### SUPPLIED DATA
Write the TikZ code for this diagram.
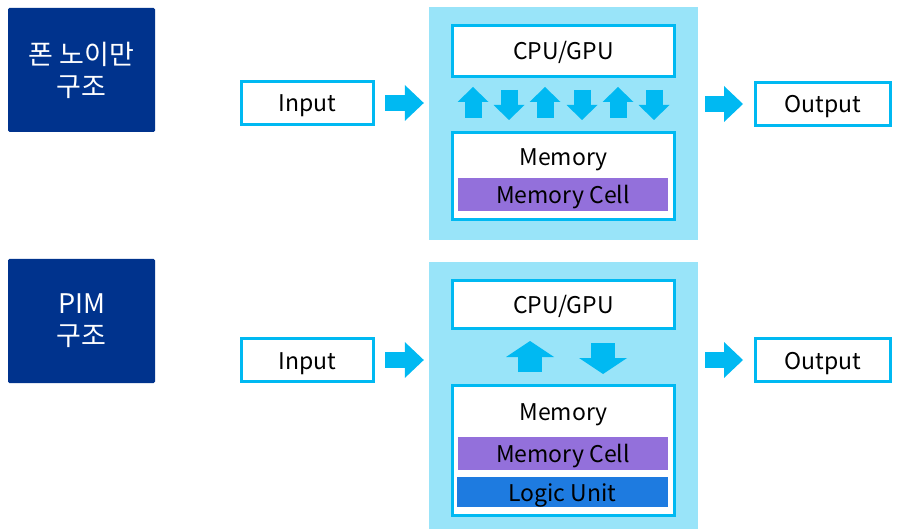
\documentclass[tikz,border=0pt]{standalone}
\usepackage{fontspec}
\setmainfont{Noto Sans CJK KR}
\usetikzlibrary{arrows.meta, calc, positioning}
\definecolor{titleblue}{HTML}{00338D}
\definecolor{panelcyan}{HTML}{99E4F9}
\definecolor{linecyan}{HTML}{00B9F2}
\definecolor{cellpurple}{HTML}{9370DB}
\definecolor{logicblue}{HTML}{1E7BE0}

\begin{document}
\begin{tikzpicture}[x=1pt,y=-1pt,
	title/.style={fill=titleblue,text=white,rounded corners=1.5pt,minimum width=147pt,minimum height=124pt,inner sep=0pt,align=center,font=\fontsize{27}{32}\selectfont},
	lbl/.style={inner sep=0pt,text height=20pt,text depth=2pt,font=\fontsize{23}{28}\selectfont},
	box/.style={lbl,draw=linecyan,line width=3pt,fill=white},
	panel/.style={fill=panelcyan,minimum width=269pt,inner sep=0pt},
	bar/.style={lbl,minimum width=210pt,minimum height=33pt},
	bigarrow/.style={draw=linecyan,line width=16pt,-{Triangle[length=19pt,width=36pt,line width=0pt]}},
	smallarrow/.style={draw=linecyan,line width=17pt,-{Triangle[length=15pt,width=31pt,line width=0pt]}},
	widearrow/.style={draw=linecyan,line width=24pt,-{Triangle[length=16pt,width=48pt,line width=0pt]}}]
	\useasboundingbox (0,0) rectangle (899,529);
	
	\node[title] (T)  at (81.5,70)  {폰 노이만\\구조};
	\node[title] (Td) at (81.5,321) {PIM\\구조};
	
	\node[panel,minimum height=233pt] (P)  at (563.5,123.5) {};
	\node[panel,minimum height=267pt] (Pd) at (563.5,395.5) {};
	
	\node[box,minimum width=132pt,minimum height=43pt] (I)  at (307.5,103) {Input};
	\node[box,minimum width=132pt,minimum height=43pt] (Id) at (307.5,360) {Input};
	\node[box,minimum width=135pt,minimum height=43pt] (O)  at (823,104) {Output};
	\node[box,minimum width=135pt,minimum height=43pt] (Od) at (823,360) {Output};
	
	\node[box,minimum width=222pt,minimum height=51pt] (C)  at (563.5,51)    {CPU/GPU};
	\node[box,minimum width=222pt,minimum height=48pt] (Cd) at (563.5,304.5) {CPU/GPU};
	\node[box,minimum width=222pt,minimum height=87pt]  (M)  at (563.5,176)   {};
	\node[box,minimum width=222pt,minimum height=130pt] (Md) at (563.5,450.5) {};
	
	\node[lbl] (Mt)  at (563.5,157) {Memory};
	\node[lbl] (Mtd) at (563.5,411) {Memory};
	\node[bar,fill=cellpurple] (Mc)  at (563,194.5) {Memory Cell};
	\node[bar,fill=cellpurple] (Mcd) at (563,453.5) {Memory Cell};
	\node[bar,fill=logicblue,minimum width=211pt,minimum height=30pt] (L) at (562.5,492) {Logic Unit};
	
	\draw[bigarrow,shorten <=10pt,shorten >=5pt] (I.east) -- (I.east -| P.west);
	\draw[bigarrow,shorten <=7pt,shorten >=11pt] (O.west -| P.east) -- (O.west);
	\draw[bigarrow,shorten <=10pt,shorten >=5pt] (Id.east) -- (Id.east -| Pd.west);
	\draw[bigarrow,shorten <=7pt,shorten >=11pt] (Od.west -| Pd.east) -- (Od.west);
	
	\foreach \xx in {473,545,618}
		\draw[smallarrow,shorten <=13pt,shorten >=9pt] (M.north -| \xx,0) -- (C.south -| \xx,0);
	\foreach \xx in {509,582,654}
		\draw[smallarrow,shorten <=12pt,shorten >=11pt] (C.south -| \xx,0) -- (M.north -| \xx,0);
	
	\draw[widearrow,shorten <=12pt,shorten >=11pt] (Md.north -| 530,0) -- (Cd.south -| 530,0);
	\draw[widearrow,shorten <=13pt,shorten >=10pt] (Cd.south -| 603,0) -- (Md.north -| 603,0);
\end{tikzpicture}
\end{document}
######
§ WORK TO DO
Copy each line exactly, and leave the pictures out of your copy.

§ ANSWER TO THIS PROBLEM
Write the TikZ code for this diagram.
\documentclass[tikz,border=0pt]{standalone}
\usepackage{fontspec}
\setmainfont{Noto Sans CJK KR}
\usetikzlibrary{arrows.meta, calc, positioning}
\definecolor{titleblue}{HTML}{00338D}
\definecolor{panelcyan}{HTML}{99E4F9}
\definecolor{linecyan}{HTML}{00B9F2}
\definecolor{cellpurple}{HTML}{9370DB}
\definecolor{logicblue}{HTML}{1E7BE0}

\begin{document}
\begin{tikzpicture}[x=1pt,y=-1pt,
	title/.style={fill=titleblue,text=white,rounded corners=1.5pt,minimum width=147pt,minimum height=124pt,inner sep=0pt,align=center,font=\fontsize{27}{32}\selectfont},
	lbl/.style={inner sep=0pt,text height=20pt,text depth=2pt,font=\fontsize{23}{28}\selectfont},
	box/.style={lbl,draw=linecyan,line width=3pt,fill=white},
	panel/.style={fill=panelcyan,minimum width=269pt,inner sep=0pt},
	bar/.style={lbl,minimum width=210pt,minimum height=33pt},
	bigarrow/.style={draw=linecyan,line width=16pt,-{Triangle[length=19pt,width=36pt,line width=0pt]}},
	smallarrow/.style={draw=linecyan,line width=17pt,-{Triangle[length=15pt,width=31pt,line width=0pt]}},
	widearrow/.style={draw=linecyan,line width=24pt,-{Triangle[length=16pt,width=48pt,line width=0pt]}}]
	\useasboundingbox (0,0) rectangle (899,529);
	
	\node[title] (T)  at (81.5,70)  {폰 노이만\\구조};
	\node[title] (Td) at (81.5,321) {PIM\\구조};
	
	\node[panel,minimum height=233pt] (P)  at (563.5,123.5) {};
	\node[panel,minimum height=267pt] (Pd) at (563.5,395.5) {};
	
	\node[box,minimum width=132pt,minimum height=43pt] (I)  at (307.5,103) {Input};
	\node[box,minimum width=132pt,minimum height=43pt] (Id) at (307.5,360) {Input};
	\node[box,minimum width=135pt,minimum height=43pt] (O)  at (823,104) {Output};
	\node[box,minimum width=135pt,minimum height=43pt] (Od) at (823,360) {Output};
	
	\node[box,minimum width=222pt,minimum height=51pt] (C)  at (563.5,51)    {CPU/GPU};
	\node[box,minimum width=222pt,minimum height=48pt] (Cd) at (563.5,304.5) {CPU/GPU};
	\node[box,minimum width=222pt,minimum height=87pt]  (M)  at (563.5,176)   {};
	\node[box,minimum width=222pt,minimum height=130pt] (Md) at (563.5,450.5) {};
	
	\node[lbl] (Mt)  at (563.5,157) {Memory};
	\node[lbl] (Mtd) at (563.5,411) {Memory};
	\node[bar,fill=cellpurple] (Mc)  at (563,194.5) {Memory Cell};
	\node[bar,fill=cellpurple] (Mcd) at (563,453.5) {Memory Cell};
	\node[bar,fill=logicblue,minimum width=211pt,minimum height=30pt] (L) at (562.5,492) {Logic Unit};
	
	\draw[bigarrow,shorten <=10pt,shorten >=5pt] (I.east) -- (I.east -| P.west);
	\draw[bigarrow,shorten <=7pt,shorten >=11pt] (O.west -| P.east) -- (O.west);
	\draw[bigarrow,shorten <=10pt,shorten >=5pt] (Id.east) -- (Id.east -| Pd.west);
	\draw[bigarrow,shorten <=7pt,shorten >=11pt] (Od.west -| Pd.east) -- (Od.west);
	
	\foreach \xx in {473,545,618}
		\draw[smallarrow,shorten <=13pt,shorten >=9pt] (M.north -| \xx,0) -- (C.south -| \xx,0);
	\foreach \xx in {509,582,654}
		\draw[smallarrow,shorten <=12pt,shorten >=11pt] (C.south -| \xx,0) -- (M.north -| \xx,0);
	
	\draw[widearrow,shorten <=12pt,shorten >=11pt] (Md.north -| 530,0) -- (Cd.south -| 530,0);
	\draw[widearrow,shorten <=13pt,shorten >=10pt] (Cd.south -| 603,0) -- (Md.north -| 603,0);
\end{tikzpicture}
\end{document}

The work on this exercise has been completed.